**Material for the task**
----------

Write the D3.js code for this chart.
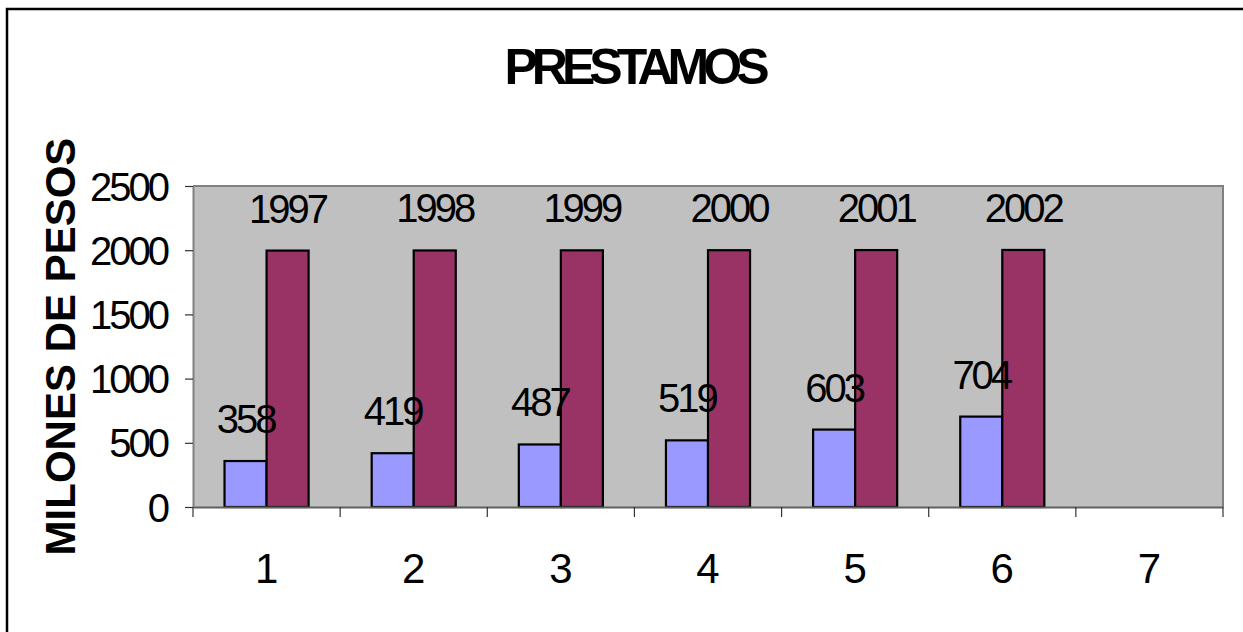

----------

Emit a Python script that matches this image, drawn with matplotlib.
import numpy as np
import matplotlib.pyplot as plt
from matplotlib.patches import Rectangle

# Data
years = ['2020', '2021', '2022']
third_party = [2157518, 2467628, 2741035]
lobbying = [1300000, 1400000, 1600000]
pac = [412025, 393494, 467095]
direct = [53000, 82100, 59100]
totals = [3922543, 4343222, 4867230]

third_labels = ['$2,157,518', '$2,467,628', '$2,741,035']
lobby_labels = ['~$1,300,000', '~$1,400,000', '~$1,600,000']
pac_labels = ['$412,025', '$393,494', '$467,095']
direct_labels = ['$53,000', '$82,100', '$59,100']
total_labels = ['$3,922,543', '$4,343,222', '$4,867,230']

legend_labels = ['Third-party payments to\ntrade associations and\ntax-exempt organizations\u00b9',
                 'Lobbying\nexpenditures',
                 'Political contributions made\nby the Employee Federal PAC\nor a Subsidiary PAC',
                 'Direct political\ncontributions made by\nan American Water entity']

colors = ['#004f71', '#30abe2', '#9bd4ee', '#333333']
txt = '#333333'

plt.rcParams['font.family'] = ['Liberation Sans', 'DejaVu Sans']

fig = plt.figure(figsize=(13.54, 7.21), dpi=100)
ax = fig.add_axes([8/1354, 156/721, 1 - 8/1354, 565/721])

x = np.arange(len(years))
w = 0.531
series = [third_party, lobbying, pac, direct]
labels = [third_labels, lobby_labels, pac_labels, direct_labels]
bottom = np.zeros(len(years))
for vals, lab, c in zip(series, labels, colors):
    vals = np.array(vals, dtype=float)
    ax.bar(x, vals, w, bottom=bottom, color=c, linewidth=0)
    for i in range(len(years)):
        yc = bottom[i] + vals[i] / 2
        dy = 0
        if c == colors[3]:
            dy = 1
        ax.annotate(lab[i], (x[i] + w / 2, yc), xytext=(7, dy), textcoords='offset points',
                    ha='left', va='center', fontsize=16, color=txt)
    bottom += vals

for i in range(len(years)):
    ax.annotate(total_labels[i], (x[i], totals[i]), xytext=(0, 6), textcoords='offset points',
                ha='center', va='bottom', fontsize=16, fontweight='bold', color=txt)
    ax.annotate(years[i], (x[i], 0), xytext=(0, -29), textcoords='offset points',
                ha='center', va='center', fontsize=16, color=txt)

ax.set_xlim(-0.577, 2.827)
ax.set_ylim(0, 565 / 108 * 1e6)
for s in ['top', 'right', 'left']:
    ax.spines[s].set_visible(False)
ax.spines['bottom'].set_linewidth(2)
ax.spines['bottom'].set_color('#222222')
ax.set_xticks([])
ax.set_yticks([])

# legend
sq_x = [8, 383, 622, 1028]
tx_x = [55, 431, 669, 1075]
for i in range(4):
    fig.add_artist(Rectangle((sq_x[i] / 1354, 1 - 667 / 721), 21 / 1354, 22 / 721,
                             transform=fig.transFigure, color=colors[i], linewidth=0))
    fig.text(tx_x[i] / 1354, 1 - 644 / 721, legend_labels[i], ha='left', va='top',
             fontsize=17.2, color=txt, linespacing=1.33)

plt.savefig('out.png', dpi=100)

----------

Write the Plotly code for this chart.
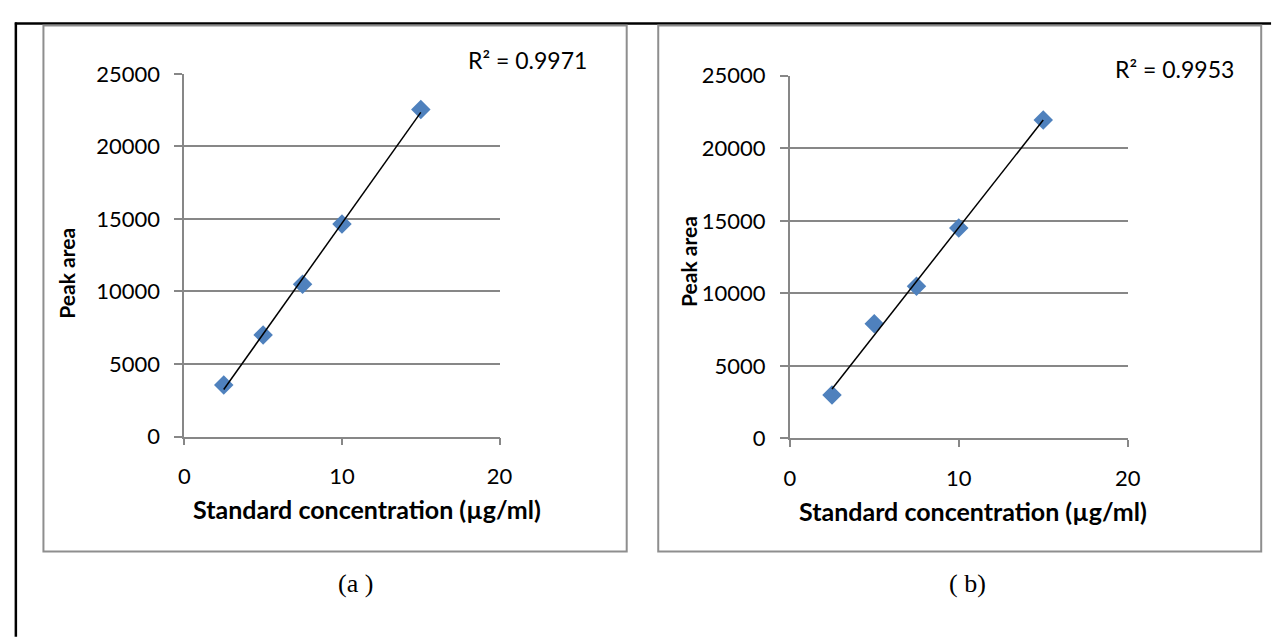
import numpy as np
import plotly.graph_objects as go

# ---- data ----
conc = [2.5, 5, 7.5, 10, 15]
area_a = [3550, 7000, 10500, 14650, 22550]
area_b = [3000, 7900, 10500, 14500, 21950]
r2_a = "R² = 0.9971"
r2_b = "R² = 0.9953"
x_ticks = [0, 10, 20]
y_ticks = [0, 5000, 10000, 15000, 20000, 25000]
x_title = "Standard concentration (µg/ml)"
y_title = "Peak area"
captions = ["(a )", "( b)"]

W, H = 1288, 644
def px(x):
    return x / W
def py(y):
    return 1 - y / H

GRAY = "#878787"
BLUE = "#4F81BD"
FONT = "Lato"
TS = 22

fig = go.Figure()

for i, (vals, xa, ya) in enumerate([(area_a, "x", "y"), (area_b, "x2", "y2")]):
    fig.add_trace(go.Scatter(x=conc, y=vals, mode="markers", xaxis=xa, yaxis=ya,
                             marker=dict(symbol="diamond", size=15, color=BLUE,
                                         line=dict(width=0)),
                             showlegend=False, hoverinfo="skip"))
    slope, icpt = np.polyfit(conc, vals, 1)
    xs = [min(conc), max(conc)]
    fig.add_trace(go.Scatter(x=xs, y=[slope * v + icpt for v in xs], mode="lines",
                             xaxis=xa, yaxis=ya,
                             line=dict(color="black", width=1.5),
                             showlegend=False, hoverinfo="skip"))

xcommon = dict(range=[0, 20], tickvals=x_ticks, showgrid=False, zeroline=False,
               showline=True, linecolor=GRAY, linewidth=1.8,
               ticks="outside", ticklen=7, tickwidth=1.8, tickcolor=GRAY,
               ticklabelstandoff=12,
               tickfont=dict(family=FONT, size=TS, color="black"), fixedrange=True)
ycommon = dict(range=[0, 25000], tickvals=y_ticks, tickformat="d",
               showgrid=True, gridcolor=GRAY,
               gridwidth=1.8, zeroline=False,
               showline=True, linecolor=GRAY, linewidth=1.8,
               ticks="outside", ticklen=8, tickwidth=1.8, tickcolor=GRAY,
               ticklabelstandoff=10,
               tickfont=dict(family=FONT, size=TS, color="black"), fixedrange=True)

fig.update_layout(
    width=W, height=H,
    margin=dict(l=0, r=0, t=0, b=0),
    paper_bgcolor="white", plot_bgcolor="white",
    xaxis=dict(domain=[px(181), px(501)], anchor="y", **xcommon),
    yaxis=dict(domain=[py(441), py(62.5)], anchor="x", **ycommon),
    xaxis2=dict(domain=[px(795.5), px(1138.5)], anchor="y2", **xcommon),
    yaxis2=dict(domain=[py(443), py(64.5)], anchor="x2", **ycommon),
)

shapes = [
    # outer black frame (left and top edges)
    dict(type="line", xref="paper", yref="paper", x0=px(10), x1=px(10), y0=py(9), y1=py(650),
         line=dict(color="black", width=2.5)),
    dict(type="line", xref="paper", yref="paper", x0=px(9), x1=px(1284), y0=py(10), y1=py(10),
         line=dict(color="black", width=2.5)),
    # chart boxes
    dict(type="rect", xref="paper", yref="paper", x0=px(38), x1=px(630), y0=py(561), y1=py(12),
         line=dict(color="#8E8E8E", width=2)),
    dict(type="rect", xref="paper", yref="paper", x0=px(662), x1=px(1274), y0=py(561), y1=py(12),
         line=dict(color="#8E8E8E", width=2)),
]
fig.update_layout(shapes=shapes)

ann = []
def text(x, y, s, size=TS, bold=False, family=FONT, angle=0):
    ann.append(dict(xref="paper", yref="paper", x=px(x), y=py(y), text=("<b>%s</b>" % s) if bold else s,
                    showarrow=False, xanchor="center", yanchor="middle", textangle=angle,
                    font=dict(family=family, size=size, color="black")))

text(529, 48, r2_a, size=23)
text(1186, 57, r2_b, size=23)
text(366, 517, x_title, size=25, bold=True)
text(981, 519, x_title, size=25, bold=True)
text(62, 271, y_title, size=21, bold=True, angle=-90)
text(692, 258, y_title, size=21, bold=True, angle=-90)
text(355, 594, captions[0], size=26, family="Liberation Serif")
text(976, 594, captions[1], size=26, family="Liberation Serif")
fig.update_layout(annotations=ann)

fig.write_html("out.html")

----------

Start at the line with "Write the Plotly code for this chart.", stop at the line with "import plotly.graph_objects as go", both lines included, and repeat that span exactly without its pictures.

Write the Plotly code for this chart.
import numpy as np
import plotly.graph_objects as go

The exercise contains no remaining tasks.